Introduction to American Law and Religion Discourse
15 Pages Posted: 11 Mar 2026 Last revised: 19 Feb 2026
Date Written: August 16, 2010
Abstract
My aim in this foreword is to offer a comparative perspective on the law and religion field as it has emerged in the American academy -- principally in American law schools, but also in selected colleges and seminaries. I discuss a few factors that helped spur the new interdisciplinary study of law and religion in the American academy—namely, the eclipse of legal positivism and strict separationism; the rise of strong Catholic social and legal teachings after the Second Vatican Council of 1962-1965; the rise of Evangelical political activism in response to the Supreme Court’s school prayer and abortion cases of the 1960s and 1970s; and the gradual recognition in many spheres, including law schools, that religion, in sundry forms, has proved its resilience and its inevitability in public life. Then, I map out several contours of law and religion scholarship.
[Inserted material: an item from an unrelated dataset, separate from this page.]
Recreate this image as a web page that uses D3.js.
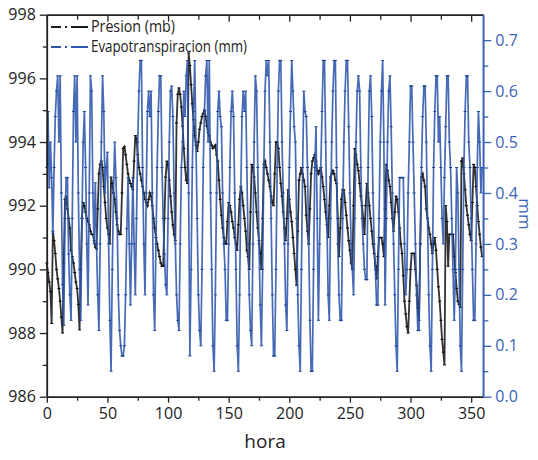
<!DOCTYPE html>
<html><head><meta charset="utf-8">
<script src="https://cdn.jsdelivr.net/npm/d3@7"></script>
<style>
body{margin:0;background:#fff;}
text{font-family:"Open Sans","Noto Sans",sans-serif;}
</style></head>
<body><svg id="c" width="538" height="460"></svg>
<script>
// ---- data (hourly) ----
const presion = [
990.2,989.9,989.6,989.3,988.3,991.2,990.9,990.5,990.0,989.7,989.4,989.0,988.5,988.0,990.2,992.2,992.3,991.9,991.6,991.3,
990.6,990.4,990.2,989.9,989.6,989.4,988.9,988.1,990.0,991.6,992.1,992.0,991.8,991.6,991.5,991.4,991.2,991.1,991.1,990.9,
990.7,990.65,991.9,993.0,993.3,993.4,993.2,992.6,992.1,991.6,991.3,991.1,990.8,992.9,992.7,992.4,992.2,991.8,991.4,991.2,
991.1,991.1,992.4,993.8,993.85,993.6,993.3,993.0,992.8,992.7,992.6,992.5,993.4,994.2,994.1,993.6,993.2,993.0,992.8,992.6,
992.4,992.2,992.1,992.0,992.2,992.4,992.3,992.0,991.6,991.3,991.0,990.8,990.6,990.4,990.2,990.1,990.1,991.6,992.9,993.4,
993.3,992.8,992.3,991.8,991.4,991.1,990.9,994.6,995.5,995.7,995.5,995.1,994.5,993.8,993.2,992.8,992.7,996.8,996.4,995.8,
995.2,994.7,994.2,993.9,993.7,994.0,994.4,994.6,994.8,994.9,995.0,994.8,994.5,994.3,994.2,994.0,993.9,993.8,993.85,993.9,
993.6,993.4,992.8,992.2,991.7,991.3,991.0,990.8,990.8,991.5,992.1,992.0,991.8,991.5,991.3,991.0,990.8,990.6,991.4,992.2,
992.6,992.4,992.0,991.6,991.2,990.6,990.4,990.0,991.8,993.3,993.2,992.9,992.4,991.8,991.3,990.9,990.5,990.0,991.6,993.3,
993.4,993.2,993.0,992.8,992.6,992.3,992.1,992.0,993.0,994.0,994.0,993.8,993.2,992.7,992.3,991.8,991.3,990.9,991.6,992.5,
992.2,991.8,991.5,991.0,990.5,990.0,989.5,991.2,992.8,993.0,993.2,993.0,992.8,992.6,991.7,991.2,990.8,991.9,993.0,993.4,
993.5,993.6,993.4,993.1,993.0,993.1,993.2,992.9,992.6,992.2,991.8,991.4,991.0,992.0,992.9,993.0,993.1,993.0,992.8,992.7,
991.6,990.4,991.3,992.2,992.5,992.5,992.1,991.7,991.3,990.9,990.6,990.2,990.0,992.0,993.8,993.6,993.3,993.1,992.7,992.3,
992.0,991.6,991.1,992.0,992.7,992.4,992.0,991.6,991.2,990.8,990.5,990.1,989.7,990.4,991.0,991.0,991.0,990.8,990.4,991.9,
993.3,993.1,992.8,992.6,992.1,991.6,991.2,991.8,992.3,992.2,991.8,991.3,990.8,990.5,989.8,989.0,988.6,988.2,988.0,989.0,
990.0,990.5,990.5,990.5,990.0,989.5,988.8,988.4,990.8,992.9,993.0,992.8,992.6,991.9,991.6,991.3,991.1,990.8,990.5,990.8,
991.0,990.6,990.0,989.45,989.0,988.4,987.8,987.4,987.0,992.0,991.5,990.1,991.1,991.1,991.1,991.1,990.4,989.9,989.4,989.0,
988.9,988.8,993.4,993.5,993.0,992.5,992.0,991.7,991.4,991.1,990.9,992.1,993.3,993.2,992.6,992.0,991.5,991.1,990.7,990.4
];
const evapo = [
0.45,0.56,0.41,0.50,0.43,0.32,0.45,0.55,0.60,0.63,0.50,0.63,0.40,0.22,0.14,0.35,0.43,0.43,0.28,0.20,
0.15,0.35,0.56,0.63,0.50,0.63,0.40,0.25,0.15,0.35,0.50,0.56,0.45,0.30,0.18,0.40,0.63,0.60,0.40,0.30,
0.42,0.30,0.20,0.13,0.30,0.50,0.63,0.56,0.40,0.45,0.48,0.30,0.15,0.05,0.25,0.40,0.50,0.43,0.35,0.20,
0.13,0.10,0.08,0.08,0.10,0.20,0.33,0.43,0.30,0.18,0.30,0.43,0.30,0.20,0.35,0.50,0.60,0.66,0.66,0.45,
0.30,0.20,0.40,0.56,0.60,0.55,0.60,0.40,0.20,0.13,0.30,0.45,0.56,0.63,0.63,0.45,0.35,0.28,0.22,0.20,
0.35,0.50,0.60,0.61,0.55,0.40,0.30,0.20,0.15,0.13,0.30,0.45,0.50,0.60,0.55,0.63,0.66,0.40,0.08,0.25,
0.45,0.56,0.66,0.50,0.35,0.20,0.13,0.10,0.25,0.45,0.56,0.63,0.66,0.50,0.66,0.40,0.25,0.10,0.05,0.20,
0.40,0.56,0.60,0.55,0.53,0.40,0.30,0.25,0.15,0.15,0.30,0.45,0.56,0.60,0.55,0.40,0.25,0.10,0.05,0.20,
0.40,0.55,0.60,0.56,0.60,0.45,0.30,0.20,0.13,0.10,0.30,0.50,0.63,0.60,0.45,0.30,0.18,0.10,0.25,0.45,
0.60,0.66,0.63,0.66,0.50,0.35,0.20,0.08,0.08,0.25,0.45,0.60,0.66,0.66,0.50,0.40,0.30,0.18,0.13,0.30,
0.45,0.56,0.66,0.60,0.53,0.50,0.35,0.20,0.10,0.05,0.25,0.45,0.60,0.56,0.55,0.45,0.30,0.15,0.05,0.05,
0.25,0.45,0.53,0.35,0.15,0.30,0.45,0.56,0.66,0.66,0.50,0.35,0.20,0.15,0.35,0.50,0.60,0.66,0.66,0.45,
0.30,0.20,0.15,0.15,0.35,0.50,0.60,0.66,0.66,0.53,0.40,0.30,0.25,0.20,0.35,0.50,0.60,0.63,0.60,0.45,
0.35,0.30,0.25,0.23,0.23,0.45,0.60,0.63,0.55,0.40,0.30,0.25,0.18,0.18,0.35,0.50,0.60,0.66,0.50,0.18,
0.35,0.50,0.60,0.63,0.53,0.40,0.30,0.20,0.10,0.05,0.25,0.43,0.43,0.43,0.43,0.30,0.20,0.25,0.40,0.50,
0.61,0.61,0.50,0.40,0.30,0.20,0.13,0.13,0.30,0.45,0.55,0.61,0.61,0.50,0.35,0.20,0.10,0.05,0.25,0.45,
0.56,0.63,0.63,0.50,0.55,0.45,0.35,0.30,0.43,0.53,0.63,0.63,0.50,0.45,0.35,0.25,0.15,0.25,0.45,0.40,
0.25,0.10,0.05,0.25,0.45,0.56,0.63,0.63,0.50,0.45,0.35,0.25,0.15,0.15,0.30,0.45,0.56,0.50,0.40,0.45
];
const hours = presion.map((d,i)=>i);
const xTicks = [0,50,100,150,200,250,300,350];
const xMinor = [25,75,125,175,225,275,325];
const yLeftTicks = [986,988,990,992,994,996,998];
const yLeftMinor = [987,989,991,993,995,997];
const yRightTicks = [0.0,0.1,0.2,0.3,0.4,0.5,0.6,0.7];
const yRightMinor = [0.05,0.15,0.25,0.35,0.45,0.55,0.65];
const seriesNames = ["Presion (mb)","Evapotranspiracion (mm)"];
const xLabel = "hora", yRightLabel = "mm";

// ---- layout ----
const L=46.8, R=483.3, T=14.7, B=396.7;
const blue="#2c55ab", black="#1c1c1c", axisBlue="#3a62b5";
const svg=d3.select("#c");
const x=d3.scaleLinear().domain([0,360]).range([L,R]);
const yL=d3.scaleLinear().domain([986,998]).range([B,T]);
const yR=d3.scaleLinear().domain([0,0.75]).range([B,T]);

// series
const lineP=d3.line().x((d,i)=>x(hours[i])).y(d=>yL(d));
const lineE=d3.line().x((d,i)=>x(hours[i])).y(d=>yR(d));
svg.append("path").attr("d",lineP(presion)).attr("fill","none").attr("stroke",black).attr("stroke-width",1.8).attr("stroke-opacity",0.9);
svg.append("g").selectAll("line").data(presion).join("line")
  .attr("x1",(d,i)=>x(hours[i])-1.5).attr("x2",(d,i)=>x(hours[i])+1.5)
  .attr("y1",d=>yL(d)).attr("y2",d=>yL(d)).attr("stroke","#000").attr("stroke-width",1);
svg.append("path").attr("d",lineE(evapo)).attr("fill","none").attr("stroke",blue).attr("stroke-width",1.7).attr("stroke-opacity",0.88);
svg.append("g").selectAll("line").data(evapo).join("line")
  .attr("x1",(d,i)=>x(hours[i])-1.5).attr("x2",(d,i)=>x(hours[i])+1.5)
  .attr("y1",d=>yR(d)).attr("y2",d=>yR(d)).attr("stroke","#1d4596").attr("stroke-width",1);

// axes
function styleAxis(g,color){
  g.select(".domain").attr("stroke",color).attr("stroke-width",1.5);
  g.selectAll(".tick line").attr("stroke",color).attr("stroke-width",1.3);
  g.selectAll(".tick text").attr("fill",color).style("font-size","16px").style("font-family","'Open Sans','Noto Sans',sans-serif");
}
// bottom
let gb=svg.append("g").attr("transform",`translate(0,${B})`).call(d3.axisBottom(x).tickValues(xTicks).tickSize(6).tickPadding(5).tickSizeOuter(0));
styleAxis(gb,"#222");
let gbm=svg.append("g").attr("transform",`translate(0,${B})`).call(d3.axisBottom(x).tickValues(xMinor).tickSize(4).tickFormat("").tickSizeOuter(0));
styleAxis(gbm,"#222");
// top
let gt=svg.append("g").attr("transform",`translate(0,${T})`).call(d3.axisBottom(x).tickValues(xTicks).tickSize(7).tickFormat("").tickSizeOuter(0));
styleAxis(gt,"#222");
let gtm=svg.append("g").attr("transform",`translate(0,${T})`).call(d3.axisBottom(x).tickValues(xMinor).tickSize(5).tickFormat("").tickSizeOuter(0));
styleAxis(gtm,"#222");
// left
let gl=svg.append("g").attr("transform",`translate(${L},0)`).call(d3.axisLeft(yL).tickValues(yLeftTicks).tickSize(7).tickPadding(4).tickSizeOuter(0));
styleAxis(gl,"#222");
let glm=svg.append("g").attr("transform",`translate(${L},0)`).call(d3.axisLeft(yL).tickValues(yLeftMinor).tickSize(4).tickFormat("").tickSizeOuter(0));
styleAxis(glm,"#222");
// right
let gr=svg.append("g").attr("transform",`translate(${R},0)`).call(d3.axisRight(yR).tickValues(yRightTicks).tickSize(8).tickPadding(4).tickFormat(d3.format(".1f")).tickSizeOuter(0));
styleAxis(gr,axisBlue);
let grm=svg.append("g").attr("transform",`translate(${R},0)`).call(d3.axisRight(yR).tickValues(yRightMinor).tickSize(5).tickFormat("").tickSizeOuter(0));
styleAxis(grm,axisBlue);
gr.select(".domain").attr("d",`M0,${B}V${T}`);

// axis titles
svg.append("text").attr("x",(L+R)/2).attr("y",448).attr("text-anchor","middle")
  .style("font-size","19px").attr("fill","#222").text(xLabel);
svg.append("text").attr("transform",`translate(519,214) rotate(90)`).attr("text-anchor","middle")
  .style("font-size","17px").attr("fill",axisBlue).text(yRightLabel);

// legend
const leg=[{name:seriesNames[0],color:black,y:27,w:84},{name:seriesNames[1],color:blue,y:47,w:156}];
leg.forEach(l=>{
  svg.append("line").attr("x1",51).attr("x2",88).attr("y1",l.y).attr("y2",l.y)
    .attr("stroke",l.color).attr("stroke-width",2).attr("stroke-dasharray","10,4,2,4,17");
  svg.append("text").attr("x",91).attr("y",l.y+5).style("font-size","16px").attr("fill","#222")
    .attr("textLength",l.w).attr("lengthAdjust","spacingAndGlyphs").text(l.name);
});
</script></body></html>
Law and religion are conceptually and methodologically related, I explain. Some of the most important and interesting law and religion work in America has been directed to five themes. First, a great deal of law and religion scholarship concerns the relationship between churches and other religious organizations and the state, under both federal and state constitutional and statutory laws. Second, much scholarship is also devoted to the questions of the free exercise rights of religious individuals and groups under federal and state law. A third intense area of scholarship concerns the relationship between religion and human rights more generally – especially in the international human rights sphere. A fourth area of intense law and religion scholarship is the relationship between religion and the family. Finally, a growing area of scholarship concerns the internal law of religious communities, viewed separately and in comparative perspective, viewed historically and in their current forms.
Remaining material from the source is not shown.